Differentiating between fear and lack of hope might seem like semantic quibbling, but emotion researchers have shown these distinctions to be meaningful and consequential, Halevy says. For example, appraisal theories of emotion distinguish different feeling states not only based on their valence (i.e., positive or negative), but also based on whether they are associated with high versus low control, certainty versus uncertainty, and so on. While happiness is a positive emotion and anger is a negative emotion, both are associated with certainty. Hope and fear, on the other hand, emerge in situations characterized by high uncertainty.
What’s particularly intriguing about hope, Halevy says, is that “it’s a future-oriented, positive emotion that often emerges in challenging and difficult circumstances.” People don’t feel hope when things are great; it’s when they experience a lot of uncertainty and anxiety that hope emerges.
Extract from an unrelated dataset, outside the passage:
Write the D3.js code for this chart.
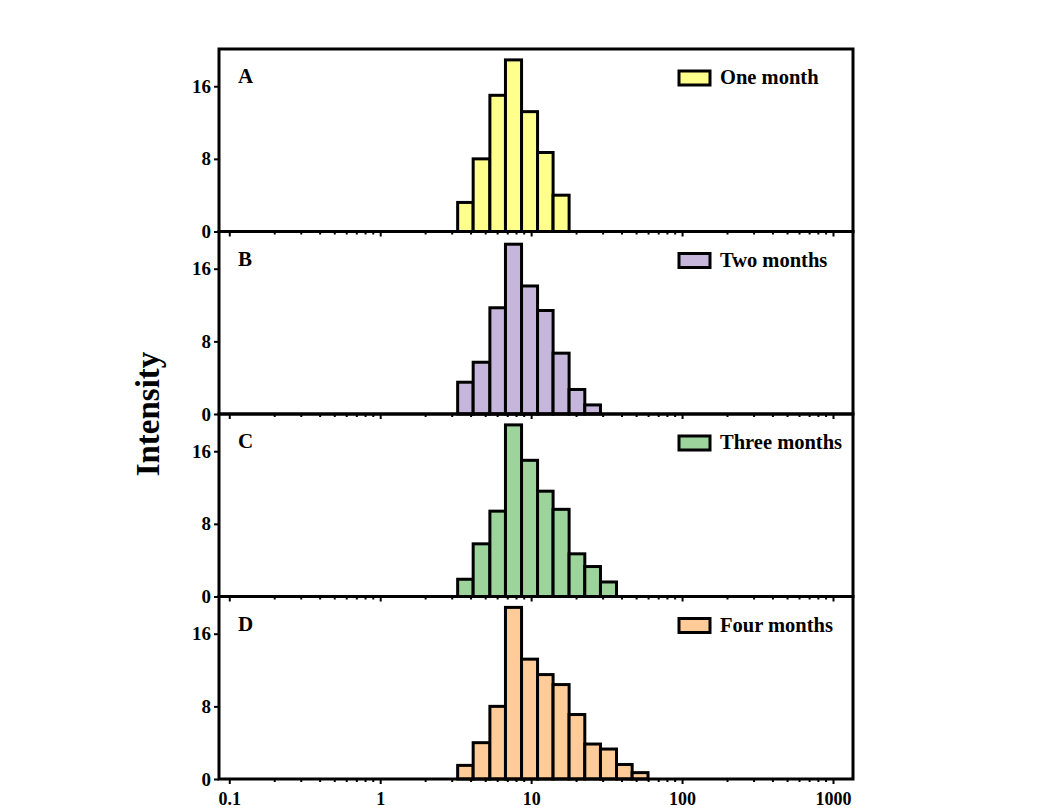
<!DOCTYPE html>
<html>
<head>
<meta charset="utf-8">
<script src="https://cdn.jsdelivr.net/npm/d3@7"></script>
<style>
  body { margin: 0; background: #fff; }
  text { font-family: "Liberation Serif", "Times New Roman", serif; font-weight: bold; fill: #000; }
</style>
</head>
<body>
<div id="chart"></div>
<script>
// bin edges (nm, log spaced)
const binEdges = [3.26, 4.13, 5.33, 6.76, 8.64, 11.03, 13.98, 17.85, 22.68, 28.8, 36.78, 46.7, 59.5];

const panelLabels = ['A', 'B', 'C', 'D'];
const legendNames = ['One month', 'Two months', 'Three months', 'Four months'];
const fillColors = ['#ffff8c', '#c6b6dc', '#9cd49c', '#ffcc99'];

const valuesA = [3.2, 8.0, 15.0, 18.9, 13.2, 8.7, 4.0];
const valuesB = [3.5, 5.7, 11.7, 18.7, 14.1, 11.4, 6.7, 2.7, 1.0];
const valuesC = [1.9, 5.8, 9.4, 18.9, 15.0, 11.6, 9.6, 4.7, 3.3, 1.6];
const valuesD = [1.5, 4.0, 8.0, 18.9, 13.2, 11.5, 10.4, 7.1, 3.85, 3.3, 1.6, 0.7];

const yTicks = [0, 8, 16];
const xTicks = [0.1, 1, 10, 100, 1000];

const allValues = [valuesA, valuesB, valuesC, valuesD];

const width = 1049, height = 810,
  plotLeft = 219, plotRight = 853,
  plotTop = 49, panelH = 182.5;

const svg = d3.select('#chart').append('svg')
  .attr('width', width)
  .attr('height', height);

const x = d3.scaleLog()
  .domain([0.0855, 1357])
  .range([plotLeft, plotRight]);

// minor ticks 2..9 for every decade
const minorTicks = [];
[0.1, 1, 10, 100].forEach(d => {
  for (let k = 2; k <= 9; k++) minorTicks.push(d * k);
});

allValues.forEach((vals, i) => {
  const y0 = plotTop + i * panelH,
    y1 = y0 + panelH;
  const y = d3.scaleLinear().domain([0, 20.1]).range([y1, y0]);
  const g = svg.append('g');

  // bars
  g.selectAll('rect.bar')
    .data(vals)
    .enter()
    .append('rect')
      .attr('class', 'bar')
      .attr('x', (d, j) => x(binEdges[j]))
      .attr('width', (d, j) => x(binEdges[j + 1]) - x(binEdges[j]))
      .attr('y', d => y(d))
      .attr('height', d => y(0) - y(d))
      .attr('fill', fillColors[i])
      .attr('stroke', '#000')
      .attr('stroke-width', 3);

  // y axis
  const yAxis = d3.axisLeft(y).tickValues(yTicks).tickSize(5).tickPadding(3).tickFormat(d3.format('d'));
  const ya = g.append('g')
    .attr('transform', 'translate(' + plotLeft + ',0)')
    .call(yAxis);
  ya.select('.domain').remove();
  ya.selectAll('line').attr('stroke-width', 2);
  ya.selectAll('text').style('font-size', '19px');

  // x ticks below each panel
  const xa = g.append('g')
    .attr('transform', 'translate(0,' + y1 + ')')
    .call(d3.axisBottom(x).tickValues(xTicks).tickSize(5).tickFormat(i === 3 ? d => String(d) : ''));
  xa.select('.domain').remove();
  xa.selectAll('line').attr('stroke-width', 2);
  xa.selectAll('text').style('font-size', '18px').attr('dy', '1.0em');

  g.append('g')
    .selectAll('line')
    .data(minorTicks)
    .enter()
    .append('line')
      .attr('x1', d => x(d)).attr('x2', d => x(d))
      .attr('y1', y1).attr('y2', y1 + 3)
      .attr('stroke', '#000')
      .attr('stroke-width', 2);

  // frame
  g.append('rect')
    .attr('x', plotLeft).attr('y', y0)
    .attr('width', plotRight - plotLeft).attr('height', panelH)
    .attr('fill', 'none')
    .attr('stroke', '#000')
    .attr('stroke-width', 3);

  // panel letter
  g.append('text')
    .attr('x', 238).attr('y', y0 + 34)
    .style('font-size', '21px')
    .text(panelLabels[i]);

  // legend
  g.append('rect')
    .attr('x', 679).attr('y', y0 + 22)
    .attr('width', 31).attr('height', 14)
    .attr('fill', fillColors[i])
    .attr('stroke', '#000')
    .attr('stroke-width', 3);
  g.append('text')
    .attr('x', 720).attr('y', y0 + 35)
    .style('font-size', '20.5px')
    .text(legendNames[i]);
});

svg.append('text')
  .attr('transform', 'translate(159,' + (plotTop + 2 * panelH) + ') rotate(-90)')
  .attr('text-anchor', 'middle')
  .style('font-size', '33px')
  .text('Intensity');
</script>
</body>
</html>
His finding — that the absence of a positive emotion could be more important than the presence of a negative emotion in motivating defensive aggression — is significant because in many situations increasing hope isn’t nearly as difficult a task as decreasing fear. It doesn’t require eliminating the threat.
“The fascinating thing about hope, which was noted by the philosopher Baruch Spinoza, is that it coexists with fear. If there’s nothing to fear, there’s little reason to feel hope,” Halevy says. “If we can find ways to increase hope, maybe we can decrease defensive aggression.”
Halevy is careful to point out that his findings, observed in the context of low-stakes interpersonal interactions, are probably more generalizable to individual decisions in the context of daily interactions and social relationships than to high-stakes decisions made by governments and military organizations, where institutional processes and standard operating procedures potentially trump the effects of incidental emotional experiences. What the study shows, he says, is that emotional influences on strategic decision-making are more complex than previously thought.
“I think there is a lot that partners can do to instill hope in one another about the future,” Halevy says. “We sometimes forget to do those things, to say we’re a team, we’re committed, we have a shared vision for the future. Instilling hope can go a long way toward reducing preemptive strikes.”